Writer Michael McLean has certainly had his moneysworth out of this mid-1960s football scandal, when three players Tony Kay (Mickey North), Peter Swan (Karl Prekopp) and 'Bronco' Layne (Carl Davies) were sent to prison for placing bets on the outcome of a game in which they were involved. The affair formed the basis for a mid-90s television drama The Fix. directed by Paul Greengrass.
 
The Tony Kay Scandal retold the story from Kay's perspective. He was the best-known of the three footballers. an England international who would most likely have figured in the 1966 World Cup, if he had kept out of trouble. McLean's interpretation was a familiar one - the tale of an innocent corrupted by the prospect of quick riches offered by Jimmy Gauld (Ross Sutherland). When Kay received payment, he discovered that it was chicken-feed compared to the vast signing-on fee he obtained while moving from Sheffield Wednesday to Everton. Following his imprisonment. Kay's career rapidly declined; the FA placed a ten-year ban on him, later commuted to seven years, and he drifted into the amateur ranks.
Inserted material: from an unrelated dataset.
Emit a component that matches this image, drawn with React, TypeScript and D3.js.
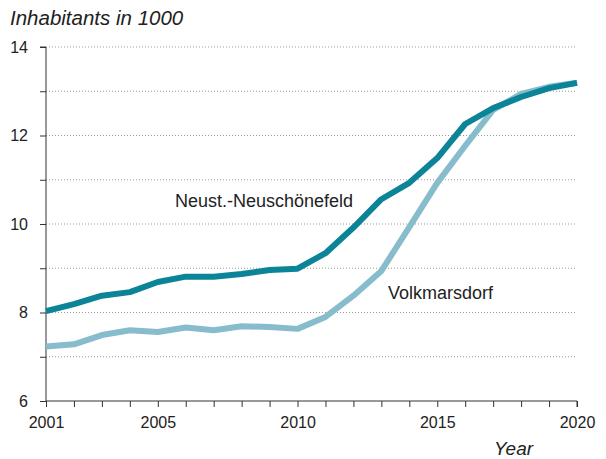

Thereafter he fell on hard times as he tried to failed to eke out a living away from the one vocation he wanted to pursue - playing football.
 
This play was livened up by extracts from an interview with Kay himself, recorded earlier on this year. Despite regretting what he had done, he believed with some justification that his crime was insignificant compared with the large-scale corruption corrently dominating the sports pages (up to 200 matches could have been fixed in Europe alone). However in the mid-1960s, not long after the abolition of the footballers' minimum wage in England, to make bets on results was unheard of.
 
Kay's offence has been long forgotten; he was recently elected to Everton's Hall of Fame, and returned to Goodison Park to a hero's welcome - not for what he had done on the pitch\ but for what he had promised during his short career. The director was Martin Jenkins.